Choosing the right holiday home for your dog
These days, there are lots of holiday homes which are advertised as dog-friendly, but you need to look a little closer if you want to find the perfect place for your dog. It’s no use having a dog friendly cottage if all the surrounding fields are full of sheep and lambs and your poor pooch is forced to spend all week on the lead.
Similarly, you need to check that there is plenty to do in the area for your family and your dog, and that local attractions, restaurants and pubs will welcome all of you. Most dog-friendly cottages will have rules against leaving your dog alone in the property, and if you can’t take them out with you either, you have that much fun.

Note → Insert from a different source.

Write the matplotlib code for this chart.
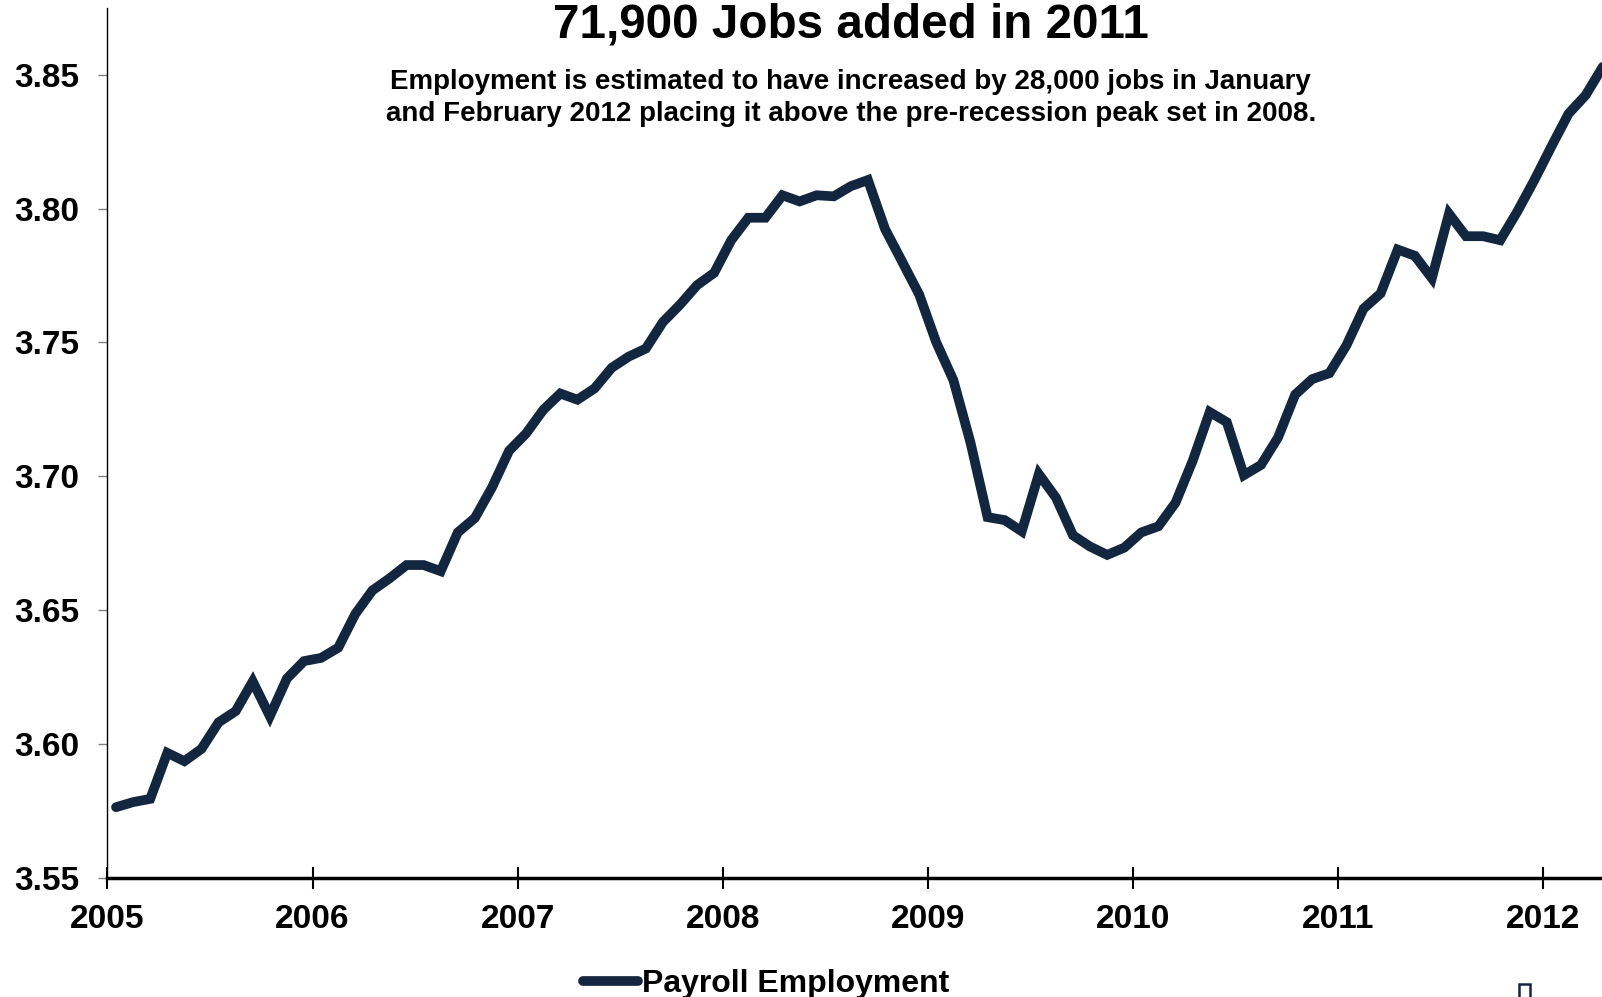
import matplotlib.pyplot as plt
from matplotlib.patches import Rectangle
import numpy as np

# Payroll employment (millions), monthly Jan 2005 - Apr 2012
years = [2005, 2006, 2007, 2008, 2009, 2010, 2011, 2012]
emp_2005 = [3.5763, 3.5782, 3.5794, 3.5966, 3.5935, 3.5981, 3.6080, 3.6122, 3.6233, 3.6103, 3.6244, 3.6309]
emp_2006 = [3.6321, 3.6359, 3.6485, 3.6573, 3.6618, 3.6668, 3.6668, 3.6645, 3.6790, 3.6844, 3.6958, 3.7095]
emp_2007 = [3.7160, 3.7248, 3.7309, 3.7286, 3.7328, 3.7405, 3.7447, 3.7477, 3.7576, 3.7641, 3.7714, 3.7760]
emp_2008 = [3.7882, 3.7966, 3.7966, 3.8050, 3.8027, 3.8050, 3.8046, 3.8084, 3.8107, 3.7924, 3.7802, 3.7679]
emp_2009 = [3.7500, 3.7359, 3.7126, 3.6847, 3.6836, 3.6794, 3.7008, 3.6920, 3.6779, 3.6737, 3.6706, 3.6733]
emp_2010 = [3.6790, 3.6813, 3.6901, 3.7057, 3.7240, 3.7202, 3.7004, 3.7042, 3.7145, 3.7305, 3.7363, 3.7385]
emp_2011 = [3.7489, 3.7626, 3.7683, 3.7847, 3.7824, 3.7740, 3.7981, 3.7897, 3.7897, 3.7882, 3.7989, 3.8107]
emp_2012 = [3.8233, 3.8355, 3.8424, 3.8530]

series = [emp_2005, emp_2006, emp_2007, emp_2008, emp_2009, emp_2010, emp_2011, emp_2012]

# monthly points, placed mid-month
x = []
y = []
for yr, vals in zip(years, series):
    for m, v in enumerate(vals):
        x.append(yr + (m + 0.5) / 12)
        y.append(v)

navy = '#13263f'
arial = ['Liberation Sans', 'DejaVu Sans']

fig = plt.figure(figsize=(16.02, 9.97), dpi=100)
ax = fig.add_axes([0.0671, 0.1198, 0.9329, 0.8722])

line, = ax.plot(x, y, color=navy, lw=7, solid_capstyle='round',
                solid_joinstyle='miter', label='Payroll Employment')

ax.set_xlim(2005, 2012.288)
ax.set_ylim(3.55, 3.875)

ax.set_xticks(years)
ax.set_xticklabels([str(v) for v in years], fontfamily=arial,
                   fontweight='bold', fontsize=24)
yt = [3.55, 3.60, 3.65, 3.70, 3.75, 3.80, 3.85]
ax.set_yticks(yt)
ax.set_yticklabels([f'{v:.2f}' for v in yt], fontfamily=arial,
                   fontweight='bold', fontsize=24)

ax.tick_params(axis='x', direction='inout', length=16.5, width=1.5,
               color='black', pad=11)
ax.tick_params(axis='y', direction='out', length=6.3, width=1,
               color='#808080', pad=14)

ax.spines['top'].set_visible(False)
ax.spines['right'].set_visible(False)
ax.spines['bottom'].set_linewidth(2.5)
ax.spines['bottom'].set_color('black')
ax.spines['left'].set_linewidth(1)
ax.spines['left'].set_color('black')

fig.text(0.531, 0.962, '71,900 Jobs added in 2011', ha='center', va='baseline',
         fontfamily=arial, fontweight='bold', fontsize=34.3)
fig.text(0.531, 0.911,
         'Employment is estimated to have increased by 28,000 jobs in January',
         ha='center', va='baseline', fontfamily=arial, fontweight='bold', fontsize=20)
fig.text(0.531, 0.879,
         'and February 2012 placing it above the pre-recession peak set in 2008.',
         ha='center', va='baseline', fontfamily=arial, fontweight='bold', fontsize=20)

leg = fig.legend(handles=[line], loc='center', bbox_to_anchor=(0.478, 0.013),
                 frameon=False, handlelength=1.75, handletextpad=0.1,
                 prop={'family': arial, 'weight': 'bold', 'size': 23})

# partial logo box at bottom right
fig.patches.append(Rectangle((0.9485, -0.005), 0.0068, 0.018, transform=fig.transFigure,
                             fill=False, edgecolor=navy, linewidth=1.8))

fig.savefig('out.png', dpi=100)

Dog training before you go
Before you set off for your holiday, you should make sure you have everything your dog will need when you get there. This includes their bed, toys and blanket so they feel at home, and enough of their favourite food in case the local shops don’t stock it.
You should make sure their collar tag is up to date with your mobile phone number, and check they have had all their jabs, including kennel cough. Chances are they will be mixing with other dogs, as well as staying in a cottage where other dogs have been, so you need to be sure they are protected. A top up on their dog training is a good idea too, to make sure they are on their best behaviour in someone else’s property.
Travelling with your Dog
If your dog is not used to long car journeys, then it is worth working up to your holiday trip with a few practice runs. It can also be worthwhile investing in a dog cage for the car. This is not only safer for you and your dog, but can create a calm, familiar space that your dog feels comfortable in, without feeling squeezed out by cases. Make sure you pack enough food and water for the journey and plan plenty of stops for your pet to stretch his legs.
Arriving with your Dog
The important thing to remember is that dog-friendly does not automatically mean dog-safe. You need to check your holiday home carefully on arrival to make sure that it is appropriate for your dog and that there are no holes in the hedge or fence for him to escape through to go exploring.

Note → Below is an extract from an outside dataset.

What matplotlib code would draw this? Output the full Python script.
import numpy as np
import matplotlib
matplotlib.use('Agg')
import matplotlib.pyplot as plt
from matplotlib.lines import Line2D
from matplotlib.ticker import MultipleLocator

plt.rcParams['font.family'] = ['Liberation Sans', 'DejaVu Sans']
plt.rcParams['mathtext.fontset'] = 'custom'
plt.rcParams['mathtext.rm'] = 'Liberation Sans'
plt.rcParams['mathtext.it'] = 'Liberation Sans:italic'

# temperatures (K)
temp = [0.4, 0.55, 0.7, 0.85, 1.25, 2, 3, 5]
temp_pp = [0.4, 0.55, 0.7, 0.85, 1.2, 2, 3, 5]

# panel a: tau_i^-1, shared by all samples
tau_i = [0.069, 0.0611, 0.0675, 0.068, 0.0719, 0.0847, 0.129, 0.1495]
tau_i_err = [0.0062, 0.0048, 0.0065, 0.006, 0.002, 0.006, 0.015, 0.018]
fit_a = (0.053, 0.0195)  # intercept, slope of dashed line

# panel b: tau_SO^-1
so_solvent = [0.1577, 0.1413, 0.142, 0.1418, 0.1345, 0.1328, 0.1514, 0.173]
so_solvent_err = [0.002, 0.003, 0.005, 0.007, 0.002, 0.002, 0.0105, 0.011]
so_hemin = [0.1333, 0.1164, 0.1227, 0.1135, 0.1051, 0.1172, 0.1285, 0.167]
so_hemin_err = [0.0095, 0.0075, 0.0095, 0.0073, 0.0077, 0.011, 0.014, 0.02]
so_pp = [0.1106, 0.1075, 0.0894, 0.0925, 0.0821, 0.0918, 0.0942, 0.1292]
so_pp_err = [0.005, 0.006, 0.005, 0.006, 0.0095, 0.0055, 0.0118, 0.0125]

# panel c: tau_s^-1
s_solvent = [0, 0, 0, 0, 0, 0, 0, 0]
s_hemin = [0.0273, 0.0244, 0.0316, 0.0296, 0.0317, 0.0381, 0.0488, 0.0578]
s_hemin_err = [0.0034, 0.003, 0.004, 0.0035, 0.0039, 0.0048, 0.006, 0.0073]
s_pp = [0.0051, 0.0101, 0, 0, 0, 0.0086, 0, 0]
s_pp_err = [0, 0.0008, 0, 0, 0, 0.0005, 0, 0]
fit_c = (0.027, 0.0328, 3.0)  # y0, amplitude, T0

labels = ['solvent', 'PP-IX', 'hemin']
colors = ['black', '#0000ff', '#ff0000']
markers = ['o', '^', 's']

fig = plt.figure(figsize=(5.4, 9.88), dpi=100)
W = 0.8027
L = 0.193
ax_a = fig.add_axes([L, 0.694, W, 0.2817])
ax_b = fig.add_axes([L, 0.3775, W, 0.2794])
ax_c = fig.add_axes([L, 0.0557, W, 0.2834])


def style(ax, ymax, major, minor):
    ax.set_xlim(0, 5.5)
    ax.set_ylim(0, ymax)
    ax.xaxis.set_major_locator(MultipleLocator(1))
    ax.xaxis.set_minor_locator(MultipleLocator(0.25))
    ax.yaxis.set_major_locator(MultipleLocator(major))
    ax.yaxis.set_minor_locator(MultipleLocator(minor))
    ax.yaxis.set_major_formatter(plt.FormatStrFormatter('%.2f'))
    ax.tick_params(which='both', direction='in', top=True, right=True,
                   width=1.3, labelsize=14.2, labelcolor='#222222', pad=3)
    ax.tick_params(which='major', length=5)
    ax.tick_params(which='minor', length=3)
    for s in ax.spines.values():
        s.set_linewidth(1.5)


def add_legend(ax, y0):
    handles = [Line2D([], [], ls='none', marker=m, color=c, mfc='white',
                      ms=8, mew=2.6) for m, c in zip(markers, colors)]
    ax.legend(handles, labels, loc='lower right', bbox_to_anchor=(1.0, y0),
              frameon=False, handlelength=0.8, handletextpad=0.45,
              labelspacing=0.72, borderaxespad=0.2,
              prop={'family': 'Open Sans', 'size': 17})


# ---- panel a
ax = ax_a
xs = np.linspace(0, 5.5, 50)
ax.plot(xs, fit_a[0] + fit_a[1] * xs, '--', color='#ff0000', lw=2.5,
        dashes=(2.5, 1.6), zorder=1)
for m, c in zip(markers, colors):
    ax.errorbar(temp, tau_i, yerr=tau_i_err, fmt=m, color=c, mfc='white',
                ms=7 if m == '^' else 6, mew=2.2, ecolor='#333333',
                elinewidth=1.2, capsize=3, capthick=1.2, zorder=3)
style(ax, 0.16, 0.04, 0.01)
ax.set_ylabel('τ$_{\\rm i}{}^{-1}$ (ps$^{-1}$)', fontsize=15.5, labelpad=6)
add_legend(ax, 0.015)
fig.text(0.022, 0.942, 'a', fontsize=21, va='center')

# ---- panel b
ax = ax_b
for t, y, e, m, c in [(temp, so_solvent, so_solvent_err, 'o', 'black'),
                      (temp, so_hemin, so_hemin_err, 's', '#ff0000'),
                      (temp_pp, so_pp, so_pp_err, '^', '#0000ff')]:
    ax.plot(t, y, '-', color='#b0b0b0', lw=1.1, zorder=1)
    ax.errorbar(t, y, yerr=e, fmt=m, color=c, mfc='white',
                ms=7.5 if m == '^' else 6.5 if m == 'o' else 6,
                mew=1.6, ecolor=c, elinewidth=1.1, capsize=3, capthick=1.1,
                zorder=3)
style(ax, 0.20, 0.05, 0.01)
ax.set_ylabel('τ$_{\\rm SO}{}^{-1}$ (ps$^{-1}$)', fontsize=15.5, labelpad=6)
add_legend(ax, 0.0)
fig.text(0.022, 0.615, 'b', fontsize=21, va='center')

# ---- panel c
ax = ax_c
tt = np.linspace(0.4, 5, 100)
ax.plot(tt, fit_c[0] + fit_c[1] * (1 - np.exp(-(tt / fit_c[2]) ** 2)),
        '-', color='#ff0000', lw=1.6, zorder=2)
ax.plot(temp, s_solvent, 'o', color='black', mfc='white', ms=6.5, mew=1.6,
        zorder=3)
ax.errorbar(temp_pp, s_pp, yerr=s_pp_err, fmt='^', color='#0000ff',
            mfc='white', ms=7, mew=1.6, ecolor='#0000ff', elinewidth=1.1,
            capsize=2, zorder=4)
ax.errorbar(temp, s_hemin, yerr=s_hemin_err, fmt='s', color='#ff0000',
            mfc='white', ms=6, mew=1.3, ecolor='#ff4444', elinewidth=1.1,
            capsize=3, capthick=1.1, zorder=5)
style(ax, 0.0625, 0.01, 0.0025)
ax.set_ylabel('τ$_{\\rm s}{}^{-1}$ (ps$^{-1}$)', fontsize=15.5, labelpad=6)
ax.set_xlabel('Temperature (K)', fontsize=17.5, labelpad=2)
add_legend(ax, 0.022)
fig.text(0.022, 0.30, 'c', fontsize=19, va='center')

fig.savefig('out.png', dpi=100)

Check the rules for your dog and where they are allowed in the property, and make sure you can keep them out of other areas easily, remember if you have expert dog training beforehand your pooch will know how to respond to your commands. It can be useful to take throws or covers for the furniture, so you don’t spend all week worrying about dirty paw prints on the sofa.
Out and about with your Dog
When you take your dog out in unfamiliar places, it is important to keep them safe. If they normally live in an urban setting, they may not realise the dangers of clifftops or deep rivers, or how painful bramble bushes can be when you get stuck chasing a rabbit. They will also be curious about new animals like sheep and cattle and this could get them in trouble, both with the animals and with the local farmers. It’s best to keep them on the lead unless you are completely sure of your surroundings and invest in some dog training before you go to sharpen their recall and general obedience.
Enjoy yourself knowing your Dog has had Expert Dog Training
You might not be able to fly away to the sun, but with just a little forward planning, you can enjoy a different kind of holiday break this year that the whole family can share. Who knows, if you’ve invested in expert dog training, you might enjoy your break with your four-legged friend so much that you say goodbye to expensive kennels and tedious airport delays for good.